In this section, we cover 20 energy-related, multisectoral minerals to understand potential risk areas that could have major economic implications. In addition to key energy minerals such as copper, lithium, nickel, cobalt, graphite, rare earths, manganese and silicon this includes other strategic minerals such as antimony, chromium, gallium, germanium, indium, molybdenum, tantalum, tellurium, titanium, tungsten, vanadium and zirconium.
Monthly price volatility for selected minerals and fossil fuels, January 2014-March 2025
OpenStrategic mineral markets remain relatively small and opaque, making disruptions harder to detect, with far-reaching consequences on downstream consumers
Price volatility is a defining feature of critical mineral markets, often stemming from the relatively small size and limited transparency of these markets. Among 20 strategic minerals, 75% have shown greater price volatility than oil, and half have been more volatile than natural gas. These risks are also heightened by the fact that many strategic minerals are produced not as co‑products or by-products of primary commodities. Minerals such as tellurium, gallium and germanium are typically recovered during the processing of copper, nickel or aluminium ores, meaning their supply is inherently tied to the output of these primary commodities rather than to their own market dynamics.
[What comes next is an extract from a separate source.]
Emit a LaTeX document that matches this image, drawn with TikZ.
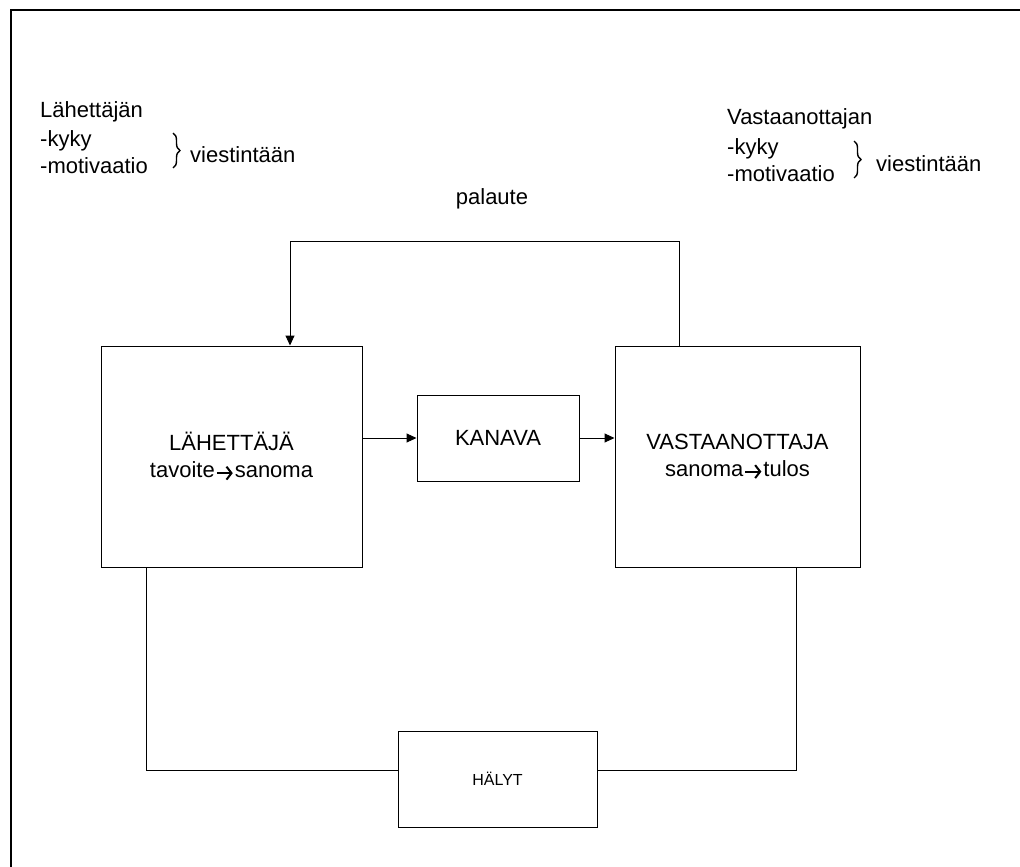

Trade restrictions increasingly affect critical mineral markets, with a recent wave of export control measures, particularly from China, adding to the uncertainty. Risks are amplified by high levels of supply concentration, especially in refining and processing stages. China is the dominant refiner for 19 of the 20 minerals analysed, holding an average market share of around 70%. Substitution also remains a major challenge: for many minerals, including tantalum, titanium and vanadium, viable alternatives are limited or involve major trade-offs in cost and performance.
Addressing these significant economic and strategic implications requires proactive policies aimed at mitigating critical mineral supply and price volatility. This can involve fostering greater supply chain transparency and mineral traceability, supporting recycling and technological innovation to manage demand and primary supply requirements, and incentivising diversification through financial support and market-based mechanisms.